Salah satu konsep terkait kecerdasan yang adalah kecerdasan majemuk (multiple
intelligences).
Kecerdasan
majemuk (multiple intelligences)
yang dipekenalkan oleh Howard Earl Gardner melalui buku Frame of
Mind: Theory of Multiple Intelligences merupakan gagasan
revolusioner pada 1983 (Gardner, 2011;
Candler, 2011).
Sebelumnya psikolog tertarik kepada kecerdasan umum (general intelligence),
yakni kemampuan seseorang untuk memecahkan masalah dan menerapkan penalaran logis
di berbagai disiplin ilmu. Gagasan kecerdasan umum sebagian dipopulerkan oleh
tes IQ (intelligence quotient) pada awal 1900-an untuk menilai kemampuan
anak dalam memahami, bernalar, dan membuat penilaian (Shearer & Karanian, 2017;
University of Minnesota, 2010).
Tes
IQ membantu menjelaskan alasan tentang keunggulan beberapa pelajar dalam banyak
mata pelajaran. Namun, Gardner (2011)
menganggap konsep itu terlalu terbatas. Kegemaran bermain piano memunculkan
pertanyaan tentang alasan seni tidak dimasukkan dalam diskusi tentang
kecerdasan. Sebagai pelajar pascasarjana yang mempelajari psikologi pada
1960-an, Howard Earl Gardner merasa “tersentak oleh ketiadaan virtual seni
dalam buku teks utama.” (Gardner, 2011).
Pertanyaan
dan sentakan itu menanamkan benih yang tumbuh ke dalam wawasan besar Howard
Earl Gardner, yakni anggapan umum tentang kecerdasan tunggal tidak sesuai
dengan dunia yang dia amati. Wolfgang Amadeus Mozart, pianits paling
digandurngi Howard Gardner, diambil sebagai contoh untuk bahwa kejeniusan dalam
menggubah nada hanya dapat dijelaskan oleh kecerdasan musik (Gardner, 2011).
Dari sinilah Howard Earl Gardner mulai mempertanyakan, “Bukankah masalahnya
bahwa semua orang menunjukkan berbagai kemampuan intelektual—dari bahasa hingga
sosial ke logika—yang sering kali saling menguatkan, serta berubah seiring
waktu berdasarkan minat dan upaya seseorang yang berubah?” (Gardner, 2011).
Beberapa
hipotesis untuk pertanyaan tersebut mulai dikonfirmasi oleh penelitian dari
neurosains (neuroscience, ilmu saraf). Misalnya ulasan Fuchs dan
Flügge (2014)
menyampaikan beberapa bukti yang secara dramatis mengubah pemahaman kita
tentang perkembangan otak.
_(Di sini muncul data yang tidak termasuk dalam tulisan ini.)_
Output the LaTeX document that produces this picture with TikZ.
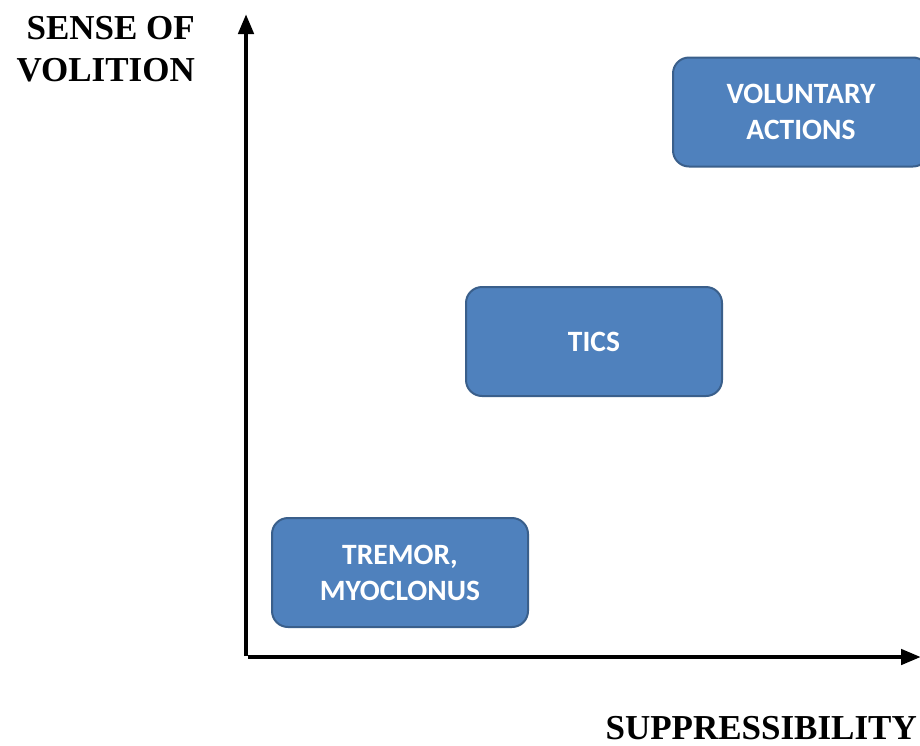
\documentclass[tikz,border=0pt]{standalone}
\usepackage{fontspec}
\setmainfont{Liberation Serif}
\newfontfamily\boxfont{Carlito}
\usetikzlibrary{arrows.meta}
\definecolor{boxfill}{HTML}{4F81BD}
\definecolor{boxline}{HTML}{3A5F8B}
\tikzset{
  phenom/.style={draw=boxline, line width=2pt, fill=boxfill, rounded corners=16pt,
    minimum width=256pt, minimum height=109pt, align=center, text=white,
    font=\boxfont\bfseries\fontsize{29.5}{36}\selectfont},
  axislabel/.style={font=\bfseries\fontsize{35}{42}\selectfont, inner sep=0pt},
  axisline/.style={line width=4.5pt, -{Triangle[length=20pt,width=15pt]}}
}
\begin{document}
\begin{tikzpicture}[x=1pt,y=-1pt]
\useasboundingbox (0,0) rectangle (920,745);
\begin{scope}
\clip (0,0) rectangle (920,745);
\node[phenom] (vol) at (801,112) {VOLUNTARY\\ACTIONS};
\node[phenom] (tics) at (594,341.5) {TICS};
\node[phenom] (trem) at (400,572.5) {TREMOR,\\MYOCLONUS};
\coordinate (origin) at (246,656);
\coordinate (ytop) at (246,14);
\coordinate (xorig) at (248,657);
\coordinate (xend) at (921,657);
\draw[axisline] (origin) -- (ytop);
\draw[axisline] (xorig) -- (xend);
\end{scope}
\node[axislabel, align=right, anchor=base east] (ylab) at (195,81) {SENSE OF\\VOLITION};
\node[axislabel, anchor=base east] (xlab) at (917,739) {SUPPRESSIBILITY};
\end{tikzpicture}
\end{document}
Penyampaian tersebut mengungkapkan bahwa kecerdasan
manusia terus tumbuh dan berubah menjadi matang (Fuchs dan Flügge, 2014).
Kweldju (2015)
juga menyampaikan pembahasan serupa yang fokus terhadap cara kerja otak ketika
membaca. Uraian yang disampaikan mengesampingkan gagasan bahwa membaca terjadi
di area otak yang berbeda, sebaliknya ditemukan bahwa pemrosesan bahasa
melibatkan semua fungsi kognitif manusia, yang berarti tidak hanya pemrosesan
visual tetapi juga beberapa hal lain, seperti perhatian, penalaran abstrak, dan
kerja memori (Kweldju, 2015).
Lalu,
sebagai pelaku pendidikan di lapangan, bagaimana pendidik sebaiknya menanggapi
gagasan kecerdasan majemuk? Khoirul Umam, pendidik asal Pondok Pesantren
Ath-Thullab, Madrasah Tasywiquth Thullab Salafiyyah (TBS), ketika ngopi serta
Syarofis Siayah, dokter asal Universitas Islam Malang (UNISMA) dalam obrolan
luring pada saat bersamaan pada 26 Juni 2019 lalu menyampaikan bahwa gagasan kecerdasan
majemuk perlu ditanggapi positif agar keefektifan pembelajaran bisa maksimal
dan hasil belajar dapat optimal. Howard Earl Gardner (2011)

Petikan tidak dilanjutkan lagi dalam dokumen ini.